--- start ---

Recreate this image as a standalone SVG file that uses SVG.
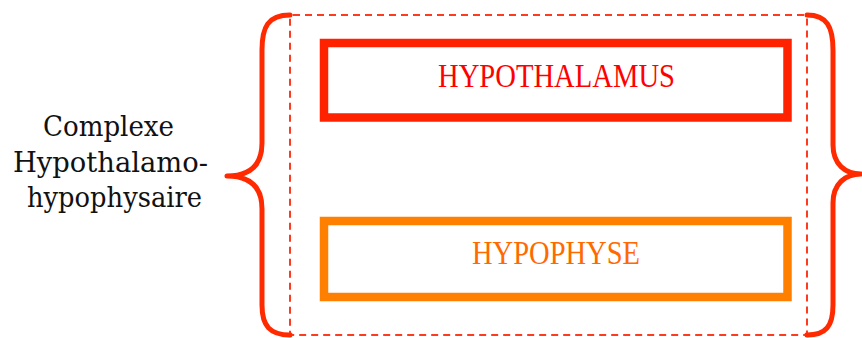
<svg xmlns="http://www.w3.org/2000/svg" width="862" height="338" viewBox="0 0 862 338">
<style>
.brace{fill:none;stroke:#ff2a00;stroke-width:5;stroke-linecap:round;stroke-linejoin:round}
.dash{fill:none;stroke:#ff3b1f;stroke-width:2;stroke-dasharray:7 5}
.box{fill:#ffffff;stroke-width:8.5}
.lbl{font-family:"DejaVu Serif","Liberation Serif",serif;font-size:28px;fill:#111111}
.btxt{font-family:"Liberation Serif","DejaVu Serif",serif;font-size:33px}
</style>
<rect width="862" height="338" fill="#ffffff"/>
<g id="label">
<text class="lbl" x="43" y="136" textLength="131" lengthAdjust="spacingAndGlyphs">Complexe</text>
<text class="lbl" x="13" y="172" textLength="195" lengthAdjust="spacingAndGlyphs">Hypothalamo-</text>
<text class="lbl" x="27" y="207" textLength="175" lengthAdjust="spacingAndGlyphs">hypophysaire</text>
</g>
<g id="frame">
<rect class="dash" x="290" y="15" width="517" height="320" rx="3"/>
<path class="brace" d="M290,15 C268,15 262,27 262,50 L262,143 C262,165 250,176 227,176 C250,176 262,187 262,209 L262,305 C262,326 270,335 290,335"/>
<path class="brace" d="M807,15 C827,15 833,27 833,50 L833,145 C833,164 845,174 861,174 C845,174 833,184 833,203 L833,305 C833,326 826,335 807,335"/>
</g>
<g id="hypothalamus">
<rect class="box" x="324" y="43" width="463.5" height="74.5" stroke="#ff2200"/>
<text class="btxt" x="438" y="87" fill="#ff0000" textLength="237" lengthAdjust="spacingAndGlyphs">HYPOTHALAMUS</text>
</g>
<g id="hypophyse">
<rect class="box" x="324" y="221" width="463.5" height="76" stroke="#ff7f00"/>
<text class="btxt" x="472" y="264" fill="#ff6a00" textLength="168" lengthAdjust="spacingAndGlyphs">HYPOPHYSE</text>
</g>
<g id="connectors"></g>
</svg>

--- end ---

### SET TASK
Leave out all pictures, then copy the remaining material exactly.

### TASK RESPONSE
Recreate this image as a standalone SVG file that uses SVG.
<svg xmlns="http://www.w3.org/2000/svg" width="862" height="338" viewBox="0 0 862 338">
<style>
.brace{fill:none;stroke:#ff2a00;stroke-width:5;stroke-linecap:round;stroke-linejoin:round}
.dash{fill:none;stroke:#ff3b1f;stroke-width:2;stroke-dasharray:7 5}
.box{fill:#ffffff;stroke-width:8.5}
.lbl{font-family:"DejaVu Serif","Liberation Serif",serif;font-size:28px;fill:#111111}
.btxt{font-family:"Liberation Serif","DejaVu Serif",serif;font-size:33px}
</style>
<rect width="862" height="338" fill="#ffffff"/>
<g id="label">
<text class="lbl" x="43" y="136" textLength="131" lengthAdjust="spacingAndGlyphs">Complexe</text>
<text class="lbl" x="13" y="172" textLength="195" lengthAdjust="spacingAndGlyphs">Hypothalamo-</text>
<text class="lbl" x="27" y="207" textLength="175" lengthAdjust="spacingAndGlyphs">hypophysaire</text>
</g>
<g id="frame">
<rect class="dash" x="290" y="15" width="517" height="320" rx="3"/>
<path class="brace" d="M290,15 C268,15 262,27 262,50 L262,143 C262,165 250,176 227,176 C250,176 262,187 262,209 L262,305 C262,326 270,335 290,335"/>
<path class="brace" d="M807,15 C827,15 833,27 833,50 L833,145 C833,164 845,174 861,174 C845,174 833,184 833,203 L833,305 C833,326 826,335 807,335"/>
</g>
<g id="hypothalamus">
<rect class="box" x="324" y="43" width="463.5" height="74.5" stroke="#ff2200"/>
<text class="btxt" x="438" y="87" fill="#ff0000" textLength="237" lengthAdjust="spacingAndGlyphs">HYPOTHALAMUS</text>
</g>
<g id="hypophyse">
<rect class="box" x="324" y="221" width="463.5" height="76" stroke="#ff7f00"/>
<text class="btxt" x="472" y="264" fill="#ff6a00" textLength="168" lengthAdjust="spacingAndGlyphs">HYPOPHYSE</text>
</g>
<g id="connectors"></g>
</svg>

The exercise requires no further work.